Data extract.
begin

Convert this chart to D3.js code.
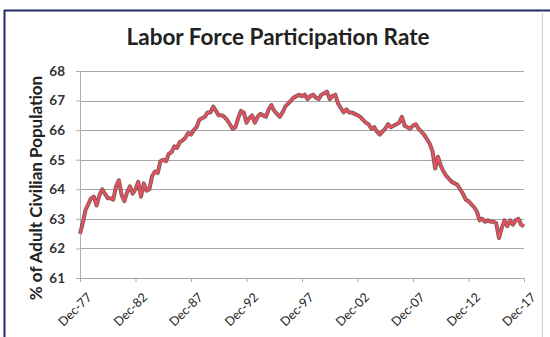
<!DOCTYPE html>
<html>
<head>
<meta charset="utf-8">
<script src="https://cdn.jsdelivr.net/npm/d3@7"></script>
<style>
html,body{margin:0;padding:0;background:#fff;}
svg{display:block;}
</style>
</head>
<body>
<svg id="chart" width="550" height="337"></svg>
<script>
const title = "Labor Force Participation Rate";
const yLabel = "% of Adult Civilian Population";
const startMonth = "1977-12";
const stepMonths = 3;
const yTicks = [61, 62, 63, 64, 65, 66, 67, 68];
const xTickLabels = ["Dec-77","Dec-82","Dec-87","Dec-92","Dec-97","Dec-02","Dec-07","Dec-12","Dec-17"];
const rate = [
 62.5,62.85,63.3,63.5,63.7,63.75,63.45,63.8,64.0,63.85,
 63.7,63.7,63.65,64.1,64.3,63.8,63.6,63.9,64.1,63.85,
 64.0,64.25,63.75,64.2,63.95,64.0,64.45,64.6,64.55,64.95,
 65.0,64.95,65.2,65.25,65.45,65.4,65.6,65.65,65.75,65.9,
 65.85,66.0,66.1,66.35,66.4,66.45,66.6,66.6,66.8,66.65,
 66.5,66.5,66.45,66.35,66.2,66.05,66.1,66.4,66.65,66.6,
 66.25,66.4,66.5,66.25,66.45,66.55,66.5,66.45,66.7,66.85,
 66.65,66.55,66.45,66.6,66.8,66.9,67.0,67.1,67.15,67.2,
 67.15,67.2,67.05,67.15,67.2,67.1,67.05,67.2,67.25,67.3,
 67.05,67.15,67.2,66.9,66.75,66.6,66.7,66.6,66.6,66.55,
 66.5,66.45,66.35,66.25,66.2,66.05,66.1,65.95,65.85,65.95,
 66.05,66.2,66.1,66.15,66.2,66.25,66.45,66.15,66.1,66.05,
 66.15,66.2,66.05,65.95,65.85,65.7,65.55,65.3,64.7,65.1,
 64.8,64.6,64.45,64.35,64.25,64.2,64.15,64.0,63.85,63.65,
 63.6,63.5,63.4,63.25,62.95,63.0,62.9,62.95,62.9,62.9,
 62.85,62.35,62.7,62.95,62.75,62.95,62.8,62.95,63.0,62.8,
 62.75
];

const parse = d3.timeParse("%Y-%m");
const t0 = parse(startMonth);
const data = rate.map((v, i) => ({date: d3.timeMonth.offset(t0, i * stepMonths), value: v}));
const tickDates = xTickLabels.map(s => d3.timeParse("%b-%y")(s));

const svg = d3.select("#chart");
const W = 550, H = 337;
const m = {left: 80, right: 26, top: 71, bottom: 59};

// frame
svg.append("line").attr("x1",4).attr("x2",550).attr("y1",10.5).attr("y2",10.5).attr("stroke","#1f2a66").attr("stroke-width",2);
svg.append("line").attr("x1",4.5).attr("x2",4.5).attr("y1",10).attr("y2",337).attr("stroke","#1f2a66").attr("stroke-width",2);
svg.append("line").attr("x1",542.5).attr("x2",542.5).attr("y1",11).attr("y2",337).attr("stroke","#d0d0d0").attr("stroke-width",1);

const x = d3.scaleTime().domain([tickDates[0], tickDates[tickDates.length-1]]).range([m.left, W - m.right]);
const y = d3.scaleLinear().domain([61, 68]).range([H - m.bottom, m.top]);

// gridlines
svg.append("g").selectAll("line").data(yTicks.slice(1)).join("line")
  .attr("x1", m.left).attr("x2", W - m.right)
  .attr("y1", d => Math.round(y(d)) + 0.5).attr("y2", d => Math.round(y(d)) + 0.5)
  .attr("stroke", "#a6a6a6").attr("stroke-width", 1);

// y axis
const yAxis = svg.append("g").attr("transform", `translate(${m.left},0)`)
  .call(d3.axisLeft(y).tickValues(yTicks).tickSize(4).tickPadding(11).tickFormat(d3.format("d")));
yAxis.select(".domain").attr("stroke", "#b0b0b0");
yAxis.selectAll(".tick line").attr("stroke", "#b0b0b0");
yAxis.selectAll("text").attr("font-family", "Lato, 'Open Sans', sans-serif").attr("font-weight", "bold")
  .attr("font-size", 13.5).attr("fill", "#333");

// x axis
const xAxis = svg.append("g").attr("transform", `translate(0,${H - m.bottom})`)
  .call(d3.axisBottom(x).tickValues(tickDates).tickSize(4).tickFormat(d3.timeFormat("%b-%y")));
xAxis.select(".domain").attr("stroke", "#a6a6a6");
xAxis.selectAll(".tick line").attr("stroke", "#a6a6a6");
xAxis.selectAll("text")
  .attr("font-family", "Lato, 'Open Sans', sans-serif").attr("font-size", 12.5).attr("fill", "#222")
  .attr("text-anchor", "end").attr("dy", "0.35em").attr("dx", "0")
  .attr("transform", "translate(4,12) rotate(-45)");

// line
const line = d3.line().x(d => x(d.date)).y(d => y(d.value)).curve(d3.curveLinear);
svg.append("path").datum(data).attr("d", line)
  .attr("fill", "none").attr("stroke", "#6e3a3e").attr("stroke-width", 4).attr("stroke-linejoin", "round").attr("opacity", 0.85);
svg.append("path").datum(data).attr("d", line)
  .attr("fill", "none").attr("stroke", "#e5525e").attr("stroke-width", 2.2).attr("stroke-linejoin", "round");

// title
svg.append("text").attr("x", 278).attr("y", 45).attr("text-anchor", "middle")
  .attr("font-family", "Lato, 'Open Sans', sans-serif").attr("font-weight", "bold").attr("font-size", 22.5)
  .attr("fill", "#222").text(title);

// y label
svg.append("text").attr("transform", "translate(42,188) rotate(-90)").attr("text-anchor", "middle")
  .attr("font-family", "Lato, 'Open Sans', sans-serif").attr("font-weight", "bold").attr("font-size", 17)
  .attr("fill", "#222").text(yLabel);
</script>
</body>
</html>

end

Task instructions.
All of the data needs repeating exactly, but the pictures do not.

Correct response.
Convert this chart to D3.js code.
<!DOCTYPE html>
<html>
<head>
<meta charset="utf-8">
<script src="https://cdn.jsdelivr.net/npm/d3@7"></script>
<style>
html,body{margin:0;padding:0;background:#fff;}
svg{display:block;}
</style>
</head>
<body>
<svg id="chart" width="550" height="337"></svg>
<script>
const title = "Labor Force Participation Rate";
const yLabel = "% of Adult Civilian Population";
const startMonth = "1977-12";
const stepMonths = 3;
const yTicks = [61, 62, 63, 64, 65, 66, 67, 68];
const xTickLabels = ["Dec-77","Dec-82","Dec-87","Dec-92","Dec-97","Dec-02","Dec-07","Dec-12","Dec-17"];
const rate = [
 62.5,62.85,63.3,63.5,63.7,63.75,63.45,63.8,64.0,63.85,
 63.7,63.7,63.65,64.1,64.3,63.8,63.6,63.9,64.1,63.85,
 64.0,64.25,63.75,64.2,63.95,64.0,64.45,64.6,64.55,64.95,
 65.0,64.95,65.2,65.25,65.45,65.4,65.6,65.65,65.75,65.9,
 65.85,66.0,66.1,66.35,66.4,66.45,66.6,66.6,66.8,66.65,
 66.5,66.5,66.45,66.35,66.2,66.05,66.1,66.4,66.65,66.6,
 66.25,66.4,66.5,66.25,66.45,66.55,66.5,66.45,66.7,66.85,
 66.65,66.55,66.45,66.6,66.8,66.9,67.0,67.1,67.15,67.2,
 67.15,67.2,67.05,67.15,67.2,67.1,67.05,67.2,67.25,67.3,
 67.05,67.15,67.2,66.9,66.75,66.6,66.7,66.6,66.6,66.55,
 66.5,66.45,66.35,66.25,66.2,66.05,66.1,65.95,65.85,65.95,
 66.05,66.2,66.1,66.15,66.2,66.25,66.45,66.15,66.1,66.05,
 66.15,66.2,66.05,65.95,65.85,65.7,65.55,65.3,64.7,65.1,
 64.8,64.6,64.45,64.35,64.25,64.2,64.15,64.0,63.85,63.65,
 63.6,63.5,63.4,63.25,62.95,63.0,62.9,62.95,62.9,62.9,
 62.85,62.35,62.7,62.95,62.75,62.95,62.8,62.95,63.0,62.8,
 62.75
];

const parse = d3.timeParse("%Y-%m");
const t0 = parse(startMonth);
const data = rate.map((v, i) => ({date: d3.timeMonth.offset(t0, i * stepMonths), value: v}));
const tickDates = xTickLabels.map(s => d3.timeParse("%b-%y")(s));

const svg = d3.select("#chart");
const W = 550, H = 337;
const m = {left: 80, right: 26, top: 71, bottom: 59};

// frame
svg.append("line").attr("x1",4).attr("x2",550).attr("y1",10.5).attr("y2",10.5).attr("stroke","#1f2a66").attr("stroke-width",2);
svg.append("line").attr("x1",4.5).attr("x2",4.5).attr("y1",10).attr("y2",337).attr("stroke","#1f2a66").attr("stroke-width",2);
svg.append("line").attr("x1",542.5).attr("x2",542.5).attr("y1",11).attr("y2",337).attr("stroke","#d0d0d0").attr("stroke-width",1);

const x = d3.scaleTime().domain([tickDates[0], tickDates[tickDates.length-1]]).range([m.left, W - m.right]);
const y = d3.scaleLinear().domain([61, 68]).range([H - m.bottom, m.top]);

// gridlines
svg.append("g").selectAll("line").data(yTicks.slice(1)).join("line")
  .attr("x1", m.left).attr("x2", W - m.right)
  .attr("y1", d => Math.round(y(d)) + 0.5).attr("y2", d => Math.round(y(d)) + 0.5)
  .attr("stroke", "#a6a6a6").attr("stroke-width", 1);

// y axis
const yAxis = svg.append("g").attr("transform", `translate(${m.left},0)`)
  .call(d3.axisLeft(y).tickValues(yTicks).tickSize(4).tickPadding(11).tickFormat(d3.format("d")));
yAxis.select(".domain").attr("stroke", "#b0b0b0");
yAxis.selectAll(".tick line").attr("stroke", "#b0b0b0");
yAxis.selectAll("text").attr("font-family", "Lato, 'Open Sans', sans-serif").attr("font-weight", "bold")
  .attr("font-size", 13.5).attr("fill", "#333");

// x axis
const xAxis = svg.append("g").attr("transform", `translate(0,${H - m.bottom})`)
  .call(d3.axisBottom(x).tickValues(tickDates).tickSize(4).tickFormat(d3.timeFormat("%b-%y")));
xAxis.select(".domain").attr("stroke", "#a6a6a6");
xAxis.selectAll(".tick line").attr("stroke", "#a6a6a6");
xAxis.selectAll("text")
  .attr("font-family", "Lato, 'Open Sans', sans-serif").attr("font-size", 12.5).attr("fill", "#222")
  .attr("text-anchor", "end").attr("dy", "0.35em").attr("dx", "0")
  .attr("transform", "translate(4,12) rotate(-45)");

// line
const line = d3.line().x(d => x(d.date)).y(d => y(d.value)).curve(d3.curveLinear);
svg.append("path").datum(data).attr("d", line)
  .attr("fill", "none").attr("stroke", "#6e3a3e").attr("stroke-width", 4).attr("stroke-linejoin", "round").attr("opacity", 0.85);
svg.append("path").datum(data).attr("d", line)
  .attr("fill", "none").attr("stroke", "#e5525e").attr("stroke-width", 2.2).attr("stroke-linejoin", "round");

// title
svg.append("text").attr("x", 278).attr("y", 45).attr("text-anchor", "middle")
  .attr("font-family", "Lato, 'Open Sans', sans-serif").attr("font-weight", "bold").attr("font-size", 22.5)
  .attr("fill", "#222").text(title);

// y label
svg.append("text").attr("transform", "translate(42,188) rotate(-90)").attr("text-anchor", "middle")
  .attr("font-family", "Lato, 'Open Sans', sans-serif").attr("font-weight", "bold").attr("font-size", 17)
  .attr("fill", "#222").text(yLabel);
</script>
</body>
</html>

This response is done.